I think it required I/D separation. RSX-11D device drivers were
full-fledged tasks; this meant that the code to service a read-
or write-operation on your fancy custom device could suddenly
decide to go write trace record to a file on disk. Very handy
for debugging.

RSX-11D tracked resources on behalf of its tasks. If a kernel
buffer was allocated to hold parameters for an inter-task message,
it was charged to the calling task, and when the system routines
sent the message to the other task, the charge was credited back
and charged to the recipient. When the work item was finally
complete, and the kernel buffer released, the charge was canceled.
Task were only allowed to exeit when they had released all their
resources. This was an admirable idea, but made debugging of
system tasks pure hell: If the task crashed with system data
resources slightly messed up, the system could not safely
release the buffers and credit the right task, so half-debugged
device drivers that crashed would tend to get locked in memory,
so you had to reboot for the next test cycle.

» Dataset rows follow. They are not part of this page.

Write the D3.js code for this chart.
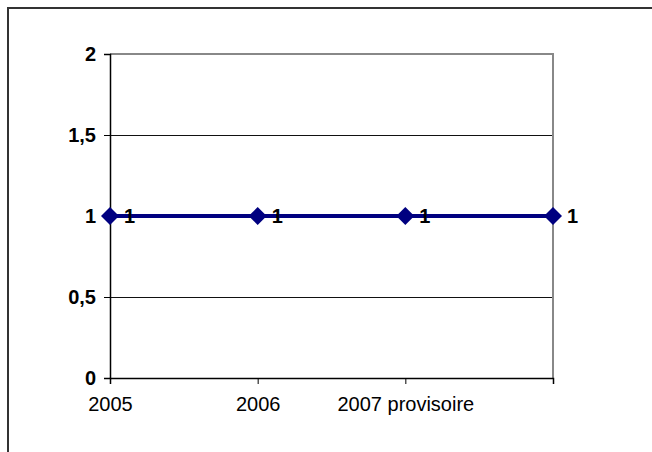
<!DOCTYPE html>
<html>
<head>
<meta charset="utf-8">
<script src="https://cdn.jsdelivr.net/npm/d3@7"></script>
<style>
  html, body { margin: 0; padding: 0; background: #fff; overflow: hidden; }
  svg { display: block; font-family: "Liberation Sans", Arial, sans-serif; }
</style>
</head>
<body>
<div id="chart"></div>
<script>
const categories = ["2005", "2006", "2007 provisoire", ""];
const values = [1, 1, 1, 1];
const yTicks = [0, 0.5, 1, 1.5, 2];

const width = 652, height = 452;
const plot = { left: 110, right: 553, top: 54, bottom: 378 };

const svg = d3.select("#chart").append("svg")
    .attr("width", width)
    .attr("height", height)
    .style("overflow", "hidden");

// outer chart border, cut off at the right and bottom of the picture
svg.append("line")
    .attr("x1", 7).attr("x2", width + 5)
    .attr("y1", 8).attr("y2", 8)
    .attr("stroke", "#333")
    .attr("stroke-width", 2);

svg.append("line")
    .attr("x1", 8).attr("x2", 8)
    .attr("y1", 7).attr("y2", height + 5)
    .attr("stroke", "#333")
    .attr("stroke-width", 2);

const x = d3.scalePoint()
    .domain(categories)
    .range([plot.left, plot.right]);

const y = d3.scaleLinear()
    .domain([0, 2])
    .range([plot.bottom, plot.top]);

const fmt = d => String(d).replace(".", ",");

// gridlines
svg.append("g")
    .selectAll("line")
    .data(yTicks.filter(d => d > 0 && d < 2))
    .join("line")
    .attr("x1", plot.left).attr("x2", plot.right)
    .attr("y1", d => y(d) + 0.5).attr("y2", d => y(d) + 0.5)
    .attr("stroke", "#111")
    .attr("stroke-width", 1);

// top and right plot border
svg.append("path")
    .attr("d", `M${plot.left},${y(2)}H${plot.right}V${plot.bottom}`)
    .attr("fill", "none")
    .attr("stroke", "#888")
    .attr("stroke-width", 2);

const yAxis = svg.append("g")
    .attr("transform", `translate(${plot.left},0)`)
    .call(d3.axisLeft(y).tickValues(yTicks).tickFormat(fmt).tickSize(6).tickPadding(8));

yAxis.selectAll("text")
    .style("font-size", "20px")
    .style("font-weight", "bold")
    .style("fill", "#000");

const xAxis = svg.append("g")
    .attr("transform", `translate(0,${plot.bottom})`)
    .call(d3.axisBottom(x).tickSize(6).tickPadding(13));

xAxis.selectAll("text")
    .style("font-size", "20px")
    .style("fill", "#000");

[yAxis, xAxis].forEach(g => {
    g.select(".domain").attr("stroke", "#000").attr("stroke-width", 1.5);
    g.selectAll(".tick line").attr("stroke", "#000");
});

const line = d3.line()
    .x((d, i) => x(categories[i]))
    .y(d => y(d));

svg.append("path")
    .datum(values)
    .attr("fill", "none")
    .attr("stroke", "#000080")
    .attr("stroke-width", 4)
    .attr("d", line);

svg.append("g")
    .selectAll("path")
    .data(values)
    .join("path")
    .attr("transform", (d, i) => `translate(${x(categories[i])},${y(d)})`)
    .attr("d", "M0,-9L9,0L0,9L-9,0Z")
    .attr("fill", "#000080");

svg.append("g")
    .selectAll("text")
    .data(values)
    .join("text")
    .attr("x", (d, i) => x(categories[i]) + 14)
    .attr("y", d => y(d))
    .attr("dy", "0.36em")
    .style("font-size", "20px")
    .style("font-weight", "bold")
    .text(d => fmt(d));
</script>
</body>
</html>
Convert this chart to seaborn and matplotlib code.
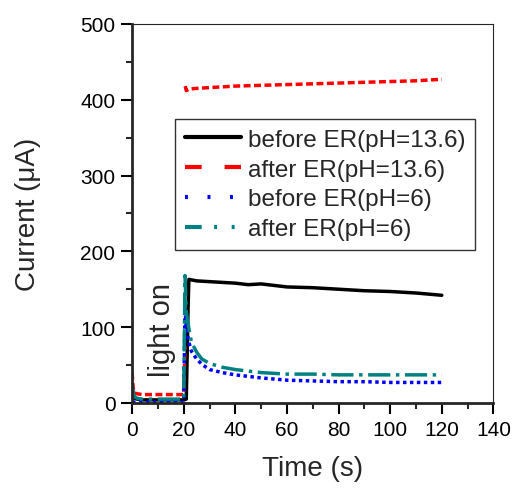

RSX-11D soon grew too large to fit on a 32KB (16KW) machine.
David Cutler decided that it was possible to implement the same
services with much less code, starting from scratch, and went on
to do just that. In 18 months, he basically wrote and debugged
the RSX-11M kernel. The system was released in source form, and
with conditional assembly could be configured at compile time
for any hardware from 8KW 11/05 to a full-house 11/45.
Over the years I worked on RSX-11M based system integration,
I eventually got to take a look at most of the modules of 11M,
and Dave Cutler's name was in the header of each one!